By the way Brooke, the picture of that many Helen Thomas' is bound to keep me from the mood for a long time.
Brooke,
goal is for everyone in the world to have an orgasm Dec. 22 while focusing on world peace.
You should've posted a spew alert for this one. BWAHAHAHAHAHAHA!
Then I got to the comments to read what Beak had to say: I wonder if they invited Ducky to this event.
Maybe Duck's in charge? Nah.
HERE is another peace site to check out.
ODL Nanc...my side hurts...LOL!!!!
buck up, people!
confucious say, "people who have orgasm in grass have piece on earth."
AOW!!!!!!!!!!!!!!!!
BWAAAAAAAAAAAAAAAAAAAAAAAHAHAHA~!
SOMEBODY HELP ME!
Duhkkky would want to pool his so that everyone could share in the workers paradise.

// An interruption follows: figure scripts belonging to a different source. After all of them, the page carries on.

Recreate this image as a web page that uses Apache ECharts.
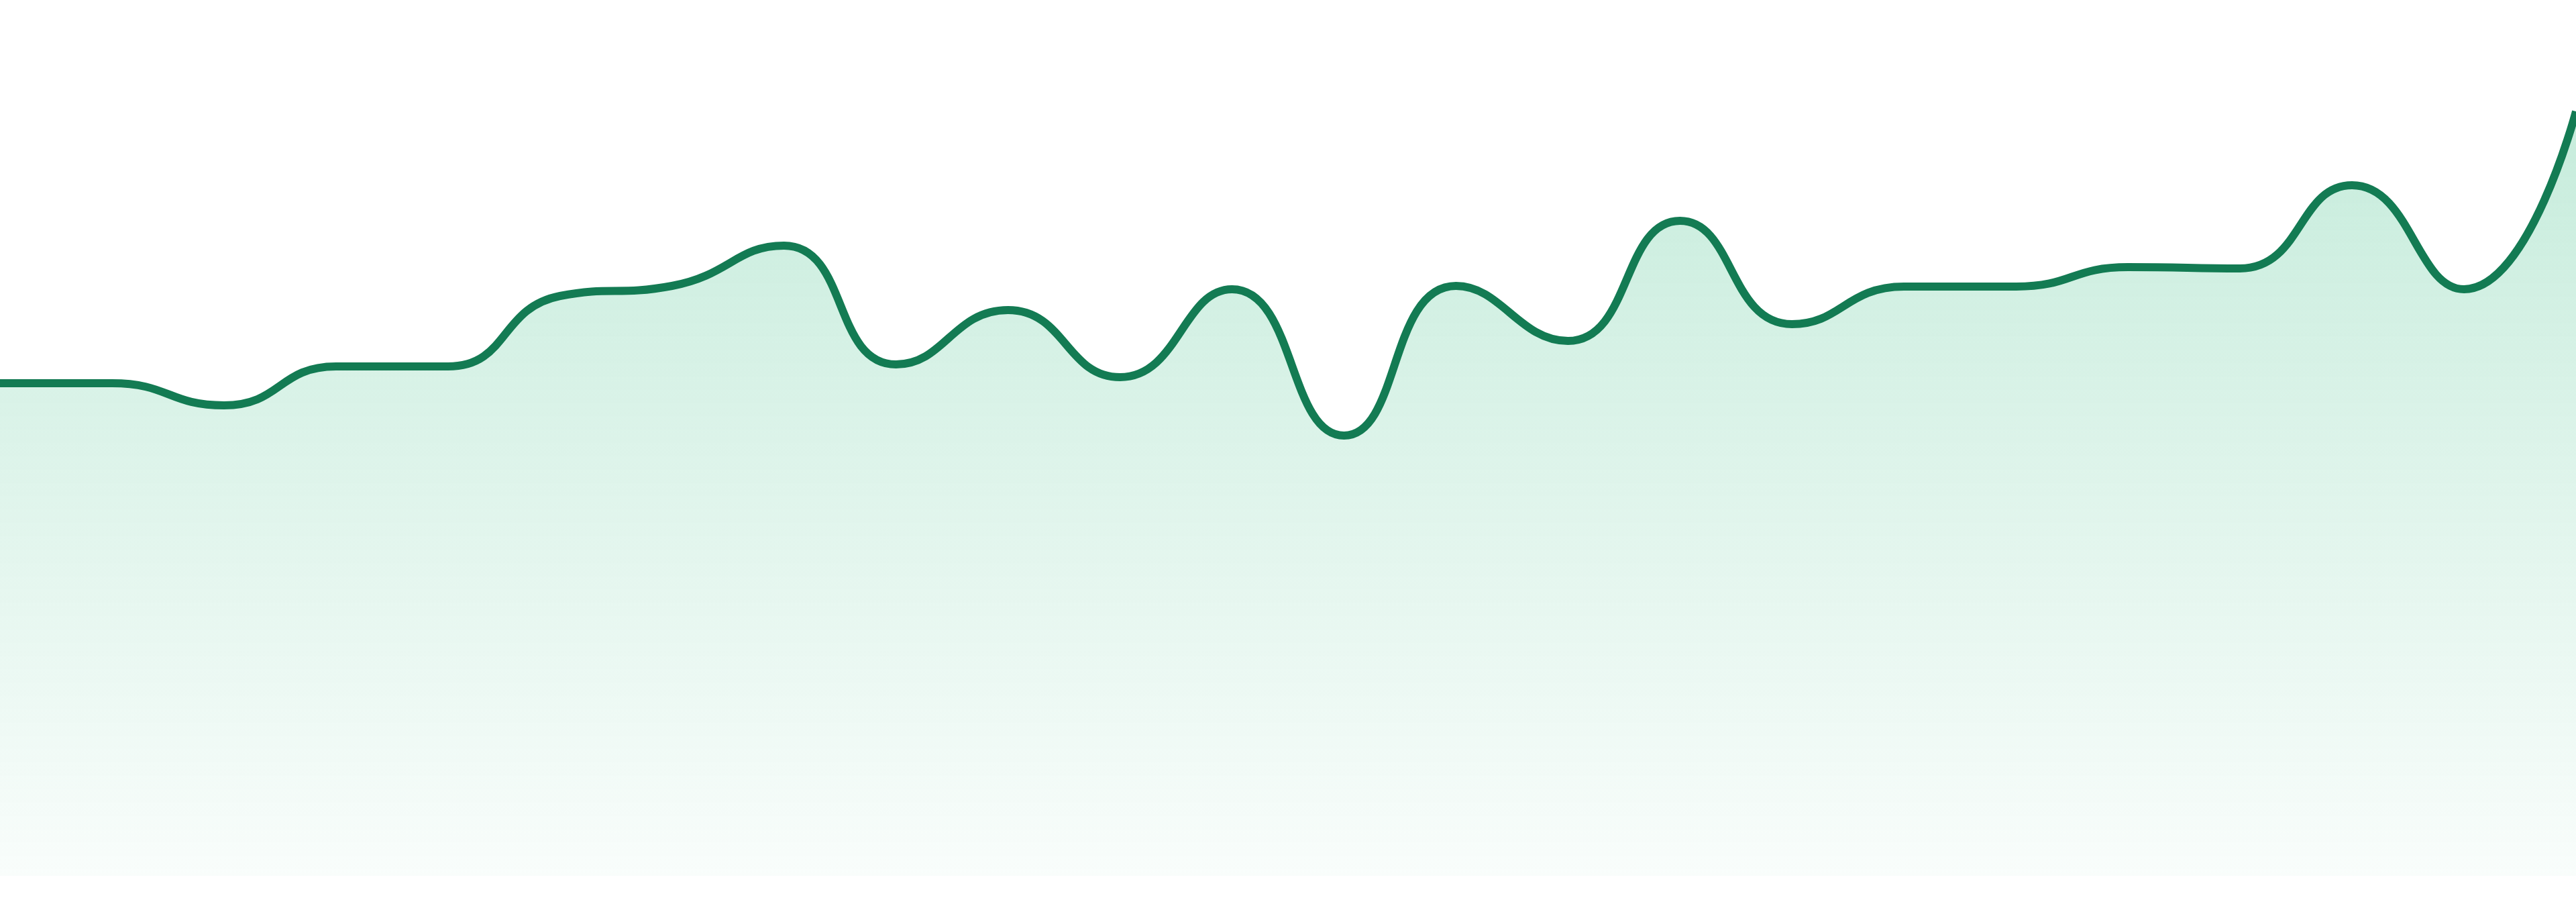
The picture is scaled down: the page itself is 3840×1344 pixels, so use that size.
<!DOCTYPE html>
<html>
<head>
<meta charset="utf-8">
<script src="https://cdn.jsdelivr.net/npm/echarts@6/dist/echarts.min.js"></script>
<style>
  html, body { margin: 0; padding: 0; background: #fff; }
  #chart { width: 3840px; height: 1344px; }
</style>
</head>
<body>
<div id="chart"></div>
<script>
// 数据
const categories = ["00:00", "01:00", "02:00", "03:00", "04:00", "05:00", "06:00", "07:00",
  "08:00", "09:00", "10:00", "11:00", "12:00", "13:00", "14:00", "15:00",
  "16:00", "17:00", "18:00", "19:00", "20:00", "21:00", "22:00", "23:00"];
const values = [73.4, 73.4, 70.1, 75.9, 75.9, 86.4, 87.9, 93.9,
  76.2, 84.3, 74.3, 87.4, 65.6, 87.9, 79.7, 97.6,
  82.2, 87.8, 87.8, 90.7, 90.5, 102.9, 87.4, 113.9];
const yMin = 0;
const yMax = 130.5;

const chart = echarts.init(document.getElementById("chart"));

chart.setOption({
  animation: false,
  grid: { left: 0, right: 0, top: 0, bottom: 39 },
  xAxis: {
    type: "category",
    data: categories,
    boundaryGap: false,
    show: false
  },
  yAxis: {
    type: "value",
    min: yMin,
    max: yMax,
    show: false
  },
  series: [{
    type: "line",
    data: values,
    smooth: true,
    showSymbol: false,
    lineStyle: { color: "#137b53", width: 12 },
    areaStyle: {
      color: new echarts.graphic.LinearGradient(0, 0, 0, 1, [
        { offset: 0, color: "rgba(30,180,115,0.36)" },
        { offset: 1, color: "rgba(30,180,115,0.04)" }
      ])
    }
  }]
});
</script>
</body>
</html>
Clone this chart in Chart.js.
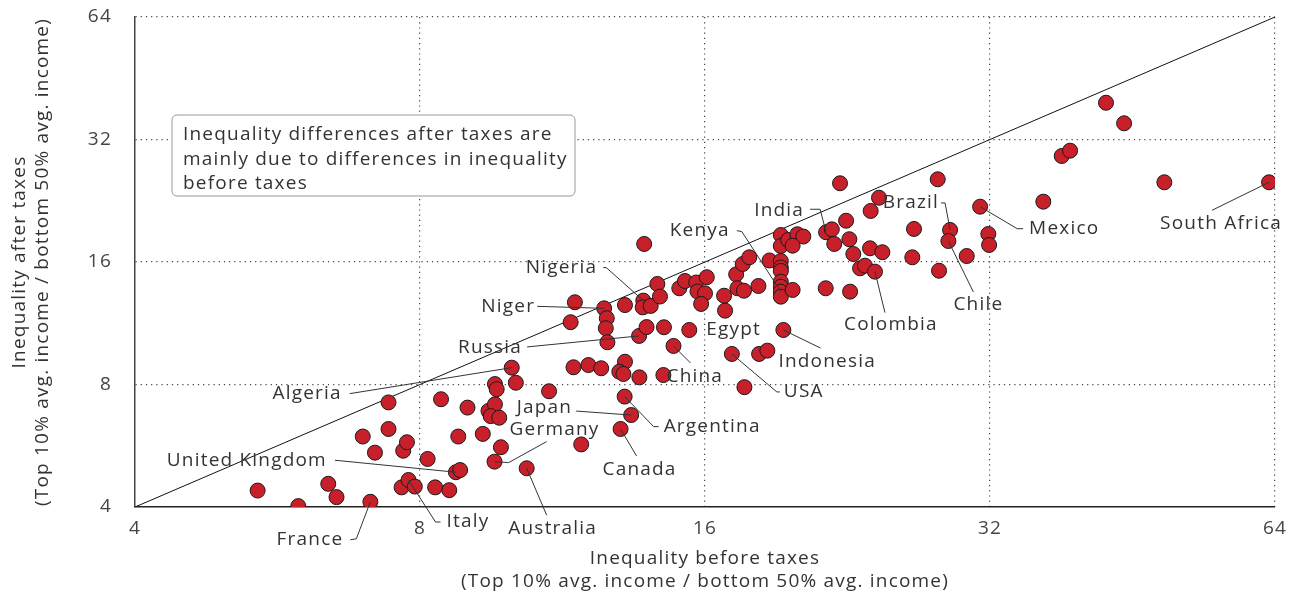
<!DOCTYPE html>
<html>
<head>
<meta charset="utf-8">
<script src="https://cdn.jsdelivr.net/npm/chart.js@4.4.0/dist/chart.umd.min.js"></script>
<style>
  html, body { margin: 0; padding: 0; background: #fff; }
  #wrap { width: 1297px; height: 595px; position: relative; }
</style>
</head>
<body>
<div id="wrap"><canvas id="chart" width="1297" height="595"></canvas></div>
<script>
// inequality before taxes (x) and after taxes (y), one entry per country
const beforeTax = [
  5.39, 5.95, 6.40, 6.53, 7.09, 6.96, 7.17, 7.41, 7.41, 7.68,
  7.75, 7.65, 7.78, 7.90, 8.15, 8.30, 8.59, 8.42, 8.78, 8.73,
  8.82, 8.98, 9.32, 9.45, 9.60, 9.50, 9.70, 9.60, 9.64, 10.10,
  9.74, 9.59, 10.37, 10.00, 10.95, 11.84, 11.62, 12.05, 12.43, 13.17,
  12.99, 13.12, 13.64, 14.46, 13.16, 13.37, 13.03, 11.66, 11.54, 12.52,
  12.60, 12.57, 12.62, 13.17, 13.77, 13.75, 14.02, 13.63, 13.88, 13.80,
  14.25, 14.34, 14.48, 14.82, 15.03, 15.24, 15.66, 16.07, 15.71, 16.00,
  15.85, 15.40, 16.76, 16.80, 17.26, 17.54, 17.82, 17.31, 17.59, 18.22,
  18.72, 19.24, 19.24, 19.24, 19.24, 19.24, 19.24, 19.24, 19.24, 19.24,
  19.59, 20.03, 20.32, 19.80, 19.80, 21.48, 21.78, 21.91, 21.46, 22.22,
  22.55, 22.73, 22.77, 22.95, 23.33, 23.61, 23.90, 23.94, 24.19, 24.43,
  24.63, 26.60, 26.49, 28.18, 28.27, 29.04, 28.92, 30.24, 31.24, 31.87,
  31.93, 36.43, 38.10, 38.88, 42.43, 44.34, 48.90, 63.08, 17.08, 18.25,
  18.62, 17.61, 19.36
];
const afterTax = [
  4.39, 4.02, 4.56, 4.23, 4.12, 5.96, 5.44, 7.23, 6.22, 5.50,
  5.77, 4.47, 4.66, 4.49, 5.25, 4.47, 4.40, 7.36, 5.96, 4.87,
  4.93, 7.02, 6.05, 6.89, 7.15, 6.69, 6.63, 8.02, 7.79, 8.08,
  5.61, 5.17, 4.98, 8.80, 7.70, 5.70, 8.82, 8.93, 8.77, 9.10,
  8.60, 8.49, 8.33, 8.44, 7.47, 6.73, 6.22, 12.74, 11.38, 12.31,
  11.64, 11.00, 10.16, 12.54, 12.86, 12.38, 12.48, 10.53, 11.07, 17.72,
  14.13, 13.16, 11.06, 9.95, 13.79, 14.37, 14.25, 14.68, 13.54, 13.40,
  12.62, 10.89, 13.22, 12.15, 14.92, 15.82, 16.43, 13.79, 13.60, 13.97,
  16.14, 18.64, 17.52, 16.09, 15.51, 15.21, 14.31, 13.91, 13.53, 13.15,
  18.12, 18.72, 18.48, 17.55, 13.66, 18.93, 19.25, 17.72, 13.79, 24.98,
  20.21, 18.20, 13.53, 16.74, 15.44, 15.67, 17.29, 21.36, 15.15, 23.02,
  16.91, 19.29, 16.43, 25.55, 15.23, 19.18, 18.02, 16.55, 21.88, 18.75,
  17.62, 22.51, 29.15, 30.04, 39.40, 35.07, 25.12, 25.12, 9.51, 9.51,
  9.69, 7.88, 10.89
];
const tickValues = [4, 8, 16, 32, 64];
const diagonal = [4, 64];
const xTitle = ['Inequality before taxes', '(Top 10% avg. income / bottom 50% avg. income)'];
const yTitle = ['Inequality after taxes', '(Top 10% avg. income / bottom 50% avg. income)'];
const noteLines = [
  'Inequality differences after taxes are',
  'mainly due to differences in inequality',
  'before taxes'
];

// annotated countries: index into the arrays, text offset and leader path (px from the point)
const countryLabels = [
  { name: 'France', i: 4, tx: -27, ty: 38, align: 'right', path: [[-14, 37], [-20, 38]] },
  { name: 'Italy', i: 12, tx: 38, ty: 42, align: 'left', path: [[27, 42], [32, 42]] },
  { name: 'United Kingdom', i: 19, tx: -129, ty: -12, align: 'right', path: [[-121, -12]] },
  { name: 'Algeria', i: 33, tx: -170, ty: 26, align: 'right', path: [[-162, 26]] },
  { name: 'Germany', i: 31, tx: 60, ty: -32, align: 'center', path: [[14, 1], [52, -20]] },
  { name: 'Australia', i: 32, tx: 26, ty: 60, align: 'center', path: [[20, 47]] },
  { name: 'Japan', i: 45, tx: -59, ty: -7, align: 'right', path: [[-55, -4]] },
  { name: 'Canada', i: 46, tx: 19, ty: 41, align: 'center', path: [[16, 27]] },
  { name: 'Argentina', i: 44, tx: 39, ty: 30, align: 'left', path: [[29, 30], [34, 30]] },
  { name: 'China', i: 63, tx: -7, ty: 31, align: 'left', path: [[17, 17]] },
  { name: 'Egypt', i: 71, tx: 17, ty: 0, align: 'left', path: [] },
  { name: 'USA', i: 128, tx: 52, ty: 38, align: 'left', path: [[45, 38], [48, 38]] },
  { name: 'Indonesia', i: 132, tx: -5, ty: 32, align: 'left', path: [[37, 18]] },
  { name: 'Kenya', i: 88, tx: -51, ty: -61, align: 'right', path: [[-39, -60], [-44, -61]] },
  { name: 'India', i: 95, tx: -22, ty: -22, align: 'right', path: [[-6, -23], [-16, -23]] },
  { name: 'Nigeria', i: 54, tx: -46, ty: -33, align: 'right', path: [[-37, -33], [-40, -33]] },
  { name: 'Niger', i: 49, tx: -69, ty: -2, align: 'right', path: [[-67, -2]] },
  { name: 'Russia', i: 57, tx: -117, ty: 12, align: 'right', path: [[-112, 11]] },
  { name: 'Colombia', i: 108, tx: 16, ty: 53, align: 'center', path: [[10, 41]] },
  { name: 'Chile', i: 116, tx: 30, ty: 64, align: 'center', path: [[25, 51]] },
  { name: 'Brazil', i: 115, tx: -11, ty: -27, align: 'right', path: [[-5, -27], [-9, -27]] },
  { name: 'Mexico', i: 118, tx: 49, ty: 22, align: 'left', path: [[37, 22], [43, 22]] },
  { name: 'South Africa', i: 127, tx: -48, ty: 41, align: 'center', path: [[-57, 28]] }
];

const FONT = '"Open Sans", sans-serif';
const TEXT = '#333';
Chart.defaults.font.family = FONT;
Chart.defaults.color = TEXT;

const points = beforeTax.map((x, i) => ({ x: x, y: afterTax[i] }));

// the source font is wider than Open Sans, so open the letters up a bit
const spacingPlugin = {
  id: 'spacing',
  beforeDraw(chart) { chart.ctx.letterSpacing = '1.2px'; }
};

const notePlugin = {
  id: 'note',
  beforeDatasetsDraw(chart) {
    const { ctx, chartArea } = chart;
    const left = chartArea.left + 37, top = chartArea.top + 98;
    ctx.save();
    ctx.beginPath();
    ctx.roundRect(left, top, 403, 81, 5);
    ctx.fillStyle = '#fff';
    ctx.fill();
    ctx.strokeStyle = '#999';
    ctx.lineWidth = 1;
    ctx.stroke();
    ctx.fillStyle = TEXT;
    ctx.font = '19px ' + FONT;
    ctx.textBaseline = 'middle';
    ctx.textAlign = 'left';
    noteLines.forEach((t, k) => ctx.fillText(t, left + 11, top + 20 + k * 24.5));
    ctx.restore();
  }
};

const labelPlugin = {
  id: 'countryLabels',
  afterDatasetsDraw(chart) {
    const ctx = chart.ctx;
    const meta = chart.getDatasetMeta(0);
    ctx.save();
    ctx.strokeStyle = '#333';
    ctx.lineWidth = 1;
    ctx.fillStyle = TEXT;
    ctx.font = '19px ' + FONT;
    ctx.textBaseline = 'middle';
    countryLabels.forEach(l => {
      const p = meta.data[l.i];
      if (l.path.length) {
        ctx.beginPath();
        ctx.moveTo(p.x, p.y);
        l.path.forEach(([dx, dy]) => ctx.lineTo(p.x + dx, p.y + dy));
        ctx.stroke();
      }
      ctx.textAlign = l.align;
      ctx.fillText(l.name, p.x + l.tx, p.y + l.ty);
    });
    ctx.restore();
  }
};

const gridOpts = {
  color: c => (c.tick && c.tick.value === 4) ? 'rgba(0,0,0,0)' : '#444',
  lineWidth: 1.2,
  drawTicks: false
};

new Chart(document.getElementById('chart'), {
  type: 'scatter',
  data: {
    datasets: [
      {
        data: points,
        backgroundColor: '#c8202b',
        borderColor: '#1a1a1a',
        borderWidth: 1,
        pointRadius: 7.5,
        order: 0
      },
      {
        type: 'line',
        data: diagonal.map(v => ({ x: v, y: v })),
        borderColor: '#111',
        borderWidth: 1,
        pointRadius: 0,
        order: 1
      }
    ]
  },
  options: {
    responsive: false,
    animation: false,
    layout: { padding: { top: 17, right: 22, left: 0, bottom: 0 } },
    plugins: { legend: { display: false }, tooltip: { enabled: false } },
    scales: {
      x: {
        type: 'logarithmic',
        min: 4,
        max: 64,
        afterBuildTicks: s => { s.ticks = tickValues.map(v => ({ value: v })); },
        afterFit: s => { s.height = 88; s.paddingLeft = 0; s.paddingRight = 0; },
        grid: gridOpts,
        border: { display: true, color: '#222', width: 1.5, dash: [1.2, 4] },
        ticks: { callback: v => String(v), padding: 10, color: '#444', font: { size: 19 }, maxRotation: 0 },
        title: { display: true, text: xTitle, color: TEXT, font: { size: 19, lineHeight: '23px' }, padding: { top: 0, bottom: 1.5 } }
      },
      y: {
        type: 'logarithmic',
        min: 4,
        max: 64,
        afterBuildTicks: s => { s.ticks = tickValues.map(v => ({ value: v })); },
        afterFit: s => { s.width = 135; s.paddingTop = 0; s.paddingBottom = 0; },
        grid: gridOpts,
        border: { display: true, color: '#444', width: 1.5, dash: [1.2, 4] },
        ticks: { callback: v => String(v), padding: 23, color: '#444', font: { size: 19 } },
        title: { display: true, text: yTitle, color: TEXT, font: { size: 19, lineHeight: '23px' }, padding: { top: 8, bottom: 0 } }
      }
    }
  },
  plugins: [spacingPlugin, notePlugin, labelPlugin]
});
</script>
</body>
</html>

OMGosh! This is too much! HAHAHAHAHA!
I'm not going to put one of those bumper stickers on my car... But I did think it was HILARIOUS that their mascot towards the bottom of the page looked like a Frenchman.
AoW- Was that revenge for Brooke's lack of spew alert? Remember, the world needs more lerts!
Nanc- Baaaaaadddddddd Nanc!
Beaker- Please, no plucky, let's have something normal around here! Everything else has gone to seed!
tmw
These people are just plain stupid. What more needs to be said?